- **WHAT IS BEING ASKED**:
Write each line of the material exactly as given, from the top through the line that contains "fig = go.Figure()", and omit all pictures.

::::::::

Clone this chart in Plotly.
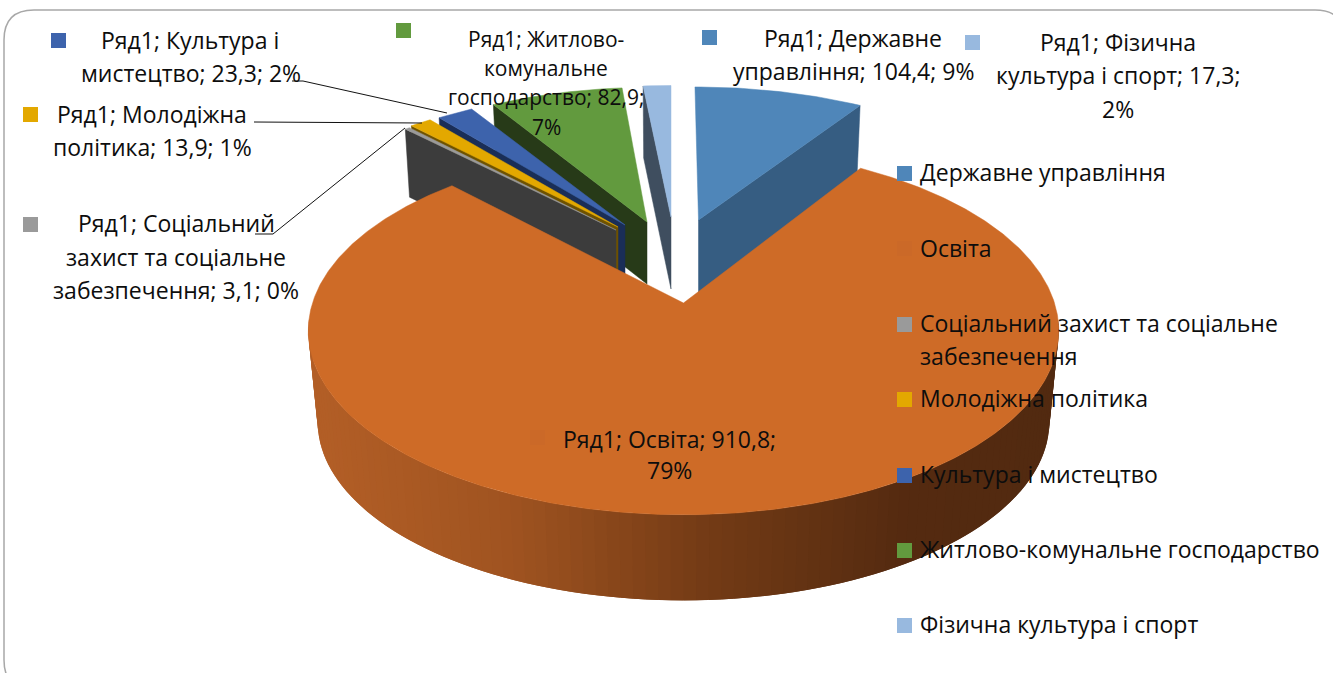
import math
import plotly.graph_objects as go

# --- data ---------------------------------------------------------------
categories = ["Державне управління", "Освіта", "Соціальний захист та соціальне забезпечення",
              "Молодіжна політика", "Культура і мистецтво",
              "Житлово-комунальне господарство", "Фізична культура і спорт"]
values = [104.4, 910.8, 3.1, 13.9, 23.3, 82.9, 17.3]
percents = [9, 79, 0, 1, 2, 7, 2]
series_name = "Ряд1"

top_colors = ["#4F86B9", "#CE6B27", "#9A9A9A", "#E3A800", "#3D63AC", "#629A3E", "#98B9DF"]
key_colors = ["#4F86B9", "#CB6928", "#9A9A9A", "#E3A800", "#3D63AC", "#629A3E", "#98B9DF"]
wall_colors = ["#365D82", None, "#3C3C3C", "#6E5200", "#1A2E57", "#273A18", "#3F4E5F"]
# -------------------------------------------------------------------------

FONT = "Open Sans"
FS = 23
TXT = "#0D0D0D"

total = sum(values)
edges = [0.0]
for v in values:
    edges.append(edges[-1] + v / total * 360.0)

K, A, B = 0.15, 371.0, 180.0
CX, CY = 683.5, 303.0


def proj(theta):
    t = math.radians(theta)
    u, v = math.sin(t), math.cos(t)
    s = 1.0 + K * v
    return A * u / s, -B * v / s


def arc(t0, t1, step=1.0):
    n = max(2, int(abs(t1 - t0) / step) + 1)
    return [t0 + (t1 - t0) * i / (n - 1) for i in range(n)]


def lerp_color(stops, x):
    def fmt(c):
        return "rgb(%d,%d,%d)" % tuple(c)
    if x <= stops[0][0]:
        return fmt(stops[0][1])
    for (x0, c0), (x1, c1) in zip(stops, stops[1:]):
        if x <= x1:
            f = (x - x0) / (x1 - x0)
            return fmt([round(c0[i] + (c1[i] - c0[i]) * f) for i in range(3)])
    return fmt(stops[-1][1])


fig = go.Figure()


def poly(xs, ys, color, line=0.0):
    fig.add_trace(go.Scatter(x=xs + xs[:1], y=ys + ys[:1], mode="lines", fill="toself",
                             fillcolor=color, line=dict(color=color, width=line),
                             hoverinfo="skip", showlegend=False))


# placement of each pulled slice: apex x, apex y, x scale, y scale, skew, wall depth
pulled = {
    6: (671, 217, 0.92, 0.84, 0.0, 72, "left"),
    0: (698.5, 220, 0.93, 0.85, 0.0226, 74, "right"),
    5: (647, 222, 0.916, 0.86, -0.018, 62, "left"),
    4: (625, 225, 0.90, 0.85, 0.0, 66, "left"),
    3: (618, 227, 0.91, 0.85, 0.0, 66, "left"),
    2: (616, 230, 0.91, 0.86, 0.0, 68, "left"),
}

for i in [6, 0, 5, 4, 3, 2]:
    ax, ay, sx, sy, sk, depth, side = pulled[i]
    t0, t1 = edges[i], edges[i + 1]

    def pt(th):
        dx, dy = proj(th)
        return ax + sx * dx + sk * dy, ay + sy * dy

    e = t0 if side == "left" else t1
    ex, ey = pt(e)
    poly([ex, ax, ax, ex - (ex - ax) * 0.02], [ey, ay, ay + depth, ey + depth], wall_colors[i], 0.5)
    pts = [pt(t) for t in arc(t0, t1)]
    poly([ax] + [p[0] for p in pts], [ay] + [p[1] for p in pts], top_colors[i], 0.5)

# Освіта: wall in overlapping strips painted right to left, then the top face
stops = [(318, (178, 94, 38)), (500, (159, 83, 32)), (700, (114, 58, 21)),
         (900, (84, 42, 16)), (1050, (82, 42, 16))]
STEP = 1.7
ths = arc(95, 265, STEP)
for a, b in zip(ths, ths[1:]):
    xa, ya = proj(max(95, a - STEP))   # reach under the strip painted before
    xb, yb = proj(b)
    xm = proj((a + b) / 2)[0]
    q = [(CX + xa, CY + ya), (CX + xb, CY + yb),
         (CX + 0.975 * xb, CY + 0.97 * yb + 92), (CX + 0.975 * xa, CY + 0.97 * ya + 92)]
    poly([p[0] for p in q], [p[1] for p in q], lerp_color(stops, CX + xm), 0.0)

pts = [proj(t) for t in arc(edges[1], edges[2], 0.5)]
poly([CX] + [CX + p[0] for p in pts], [CY] + [CY + p[1] for p in pts], top_colors[1], 0.5)

# leader lines
leaders = [([292, 303, 447], [81, 81, 113]),
           ([254, 422], [122, 123]),
           ([255, 273, 405], [234, 234, 128])]
for lx, ly in leaders:
    fig.add_trace(go.Scatter(x=lx, y=ly, mode="lines", line=dict(color="#111111", width=1),
                             hoverinfo="skip", showlegend=False))

# legend key squares: right-hand legend and the keys of the data labels
legend_y = {0: 173.5, 1: 248.5, 2: 324.5, 3: 399.5, 4: 475.5, 5: 550.5, 6: 625.5}
key_pos = {0: (709.5, 37.5), 1: (537.5, 437.5), 2: (30.5, 224.5), 3: (30.5, 114.5),
           4: (58.5, 40.5), 5: (403.5, 30.5), 6: (972.5, 42.5)}
mx = [904.5] * 7 + [key_pos[i][0] for i in range(7)]
my = [legend_y[i] for i in range(7)] + [key_pos[i][1] for i in range(7)]
mc = key_colors + key_colors
fig.add_trace(go.Scatter(x=mx, y=my, mode="markers",
                         marker=dict(symbol="square", size=15, color=mc, line=dict(width=0)),
                         hoverinfo="skip", showlegend=False))

ann = []


def text(x, y, s, anchor="center", size=FS):
    ann.append(dict(x=x, y=y - 1, text=s, showarrow=False, xanchor=anchor, yanchor="middle",
                    font=dict(family=FONT, size=size, color=TXT), xref="x", yref="y"))


def num(i):
    return f"{values[i]:.1f}".replace(".", ",") + f"; {percents[i]}%"


# data labels, broken as in the picture
for x, y, s in [
    (190, 41, f"{series_name}; Культура і"), (191, 74, f"мистецтво; {num(4)}"),
    (152, 115, f"{series_name}; Молодіжна"), (152, 148, f"політика; {num(3)}"),
    (176, 224, f"{series_name}; Соціальний"), (176, 258, "захист та соціальне"),
    (176, 291, f"забезпечення; {num(2)}"),
    (853, 39, f"{series_name}; Державне"), (853, 72, f"управління; {num(0)}"),
    (1118, 43, f"{series_name}; Фізична"), (1118, 76, "культура і спорт; 17,3;"), (1118, 110, "2%"),
    (669, 440, f"{series_name}; Освіта; 910,8;"), (669, 471, "79%"),
]:
    text(x, y, s)
for x, y, s in [(546, 40, f"{series_name}; Житлово-"), (546, 69, "комунальне"),
                (546, 98, "господарство; 82,9;"), (546, 128, "7%")]:
    text(x, y, s, size=FS - 2)

# right-hand legend text
for i, y in [(0, 173), (1, 249), (3, 399), (4, 475), (5, 550), (6, 625)]:
    text(917.5, y, categories[i], "left")
text(917.5, 324, "Соціальний захист та соціальне", "left")
text(917.5, 357, "забезпечення", "left")

frame = "M 4 40 Q 4 10 34 10 L 1315 10 Q 1345 10 1345 40 L 1345 660 Q 1345 690 1315 690 L 34 690 Q 4 690 4 660 Z"
fig.update_layout(
    width=1333, height=673, margin=dict(l=0, r=0, t=0, b=0),
    paper_bgcolor="white", plot_bgcolor="white", showlegend=False,
    xaxis=dict(range=[0, 1333], visible=False, fixedrange=True),
    yaxis=dict(range=[673, 0], visible=False, fixedrange=True),
    annotations=ann,
    shapes=[dict(type="path", path=frame, xref="x", yref="y", layer="below",
                 line=dict(color="#A8A8A8", width=1.5))],
)

fig.write_html("out.html", config={"displayModeBar": False},
               post_script="document.body.style.margin='0';document.documentElement.style.overflow='hidden';")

::::::::

- **SOLUTION TO THIS PROBLEM**:
Clone this chart in Plotly.
import math
import plotly.graph_objects as go

# --- data ---------------------------------------------------------------
categories = ["Державне управління", "Освіта", "Соціальний захист та соціальне забезпечення",
              "Молодіжна політика", "Культура і мистецтво",
              "Житлово-комунальне господарство", "Фізична культура і спорт"]
values = [104.4, 910.8, 3.1, 13.9, 23.3, 82.9, 17.3]
percents = [9, 79, 0, 1, 2, 7, 2]
series_name = "Ряд1"

top_colors = ["#4F86B9", "#CE6B27", "#9A9A9A", "#E3A800", "#3D63AC", "#629A3E", "#98B9DF"]
key_colors = ["#4F86B9", "#CB6928", "#9A9A9A", "#E3A800", "#3D63AC", "#629A3E", "#98B9DF"]
wall_colors = ["#365D82", None, "#3C3C3C", "#6E5200", "#1A2E57", "#273A18", "#3F4E5F"]
# -------------------------------------------------------------------------

FONT = "Open Sans"
FS = 23
TXT = "#0D0D0D"

total = sum(values)
edges = [0.0]
for v in values:
    edges.append(edges[-1] + v / total * 360.0)

K, A, B = 0.15, 371.0, 180.0
CX, CY = 683.5, 303.0


def proj(theta):
    t = math.radians(theta)
    u, v = math.sin(t), math.cos(t)
    s = 1.0 + K * v
    return A * u / s, -B * v / s


def arc(t0, t1, step=1.0):
    n = max(2, int(abs(t1 - t0) / step) + 1)
    return [t0 + (t1 - t0) * i / (n - 1) for i in range(n)]


def lerp_color(stops, x):
    def fmt(c):
        return "rgb(%d,%d,%d)" % tuple(c)
    if x <= stops[0][0]:
        return fmt(stops[0][1])
    for (x0, c0), (x1, c1) in zip(stops, stops[1:]):
        if x <= x1:
            f = (x - x0) / (x1 - x0)
            return fmt([round(c0[i] + (c1[i] - c0[i]) * f) for i in range(3)])
    return fmt(stops[-1][1])


fig = go.Figure()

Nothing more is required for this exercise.